Nous revenons ensuite aux L-systèmes dans le chapitre 6, où nous montrons comment décider si un HDOL-langage donné évite un motif, à condition que le HDOL-système vérifie certaines propriétés. Cet algorithme s'avère extrêmement utile pour classifier les motifs binaires ou autres, car il automatise des preuves souvent très longues. Il est de plus possible qu'il permette d'obtenir d'autres résultats de décidabilité concernant les motifs.

En mettant au point cet algorithme, nous avons été amené à étudier certaines propriétés des morphismes circulaires, qui ont fait l'objet de plusieurs travaux récents [40,42] et qui semblent utiles pour de nombreux problèmes. Le chapitre 7 montre comment ils peuvent servir à résoudre un problème sur les suites de complexité ultimement affine posé par Jean-Paul Allouche.

En guise de conclusion, nous énumérons quelques questions ouvertes dont nous pensons qu'elles constituent des voies de recherche à explorer dans le domaine des motifs.

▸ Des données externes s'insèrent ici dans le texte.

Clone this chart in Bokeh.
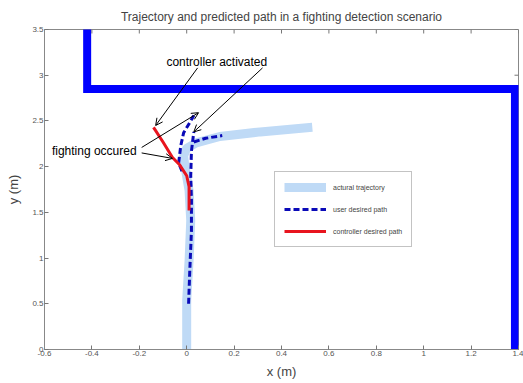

Enfin, nous donnons en annexe l'état actuel de la classification des motifs ternaires : un grand nombre de motifs 2-inévitables sont identifiés, ce qui est suffisant pour déterminer leur longueur maximale. Cependant il reste encore un certain nombre de motifs qui sont vraisemblablement 2-évitables mais pour lesquels rien n'est démontré. En ce qui concerne la 3-évitabilité, la situation est beaucoup plus favorable puisque sur les cinq motifs non traités par Silke Nilgens [47] il n'en reste plus qu'un, avec un mot infini conjecturé.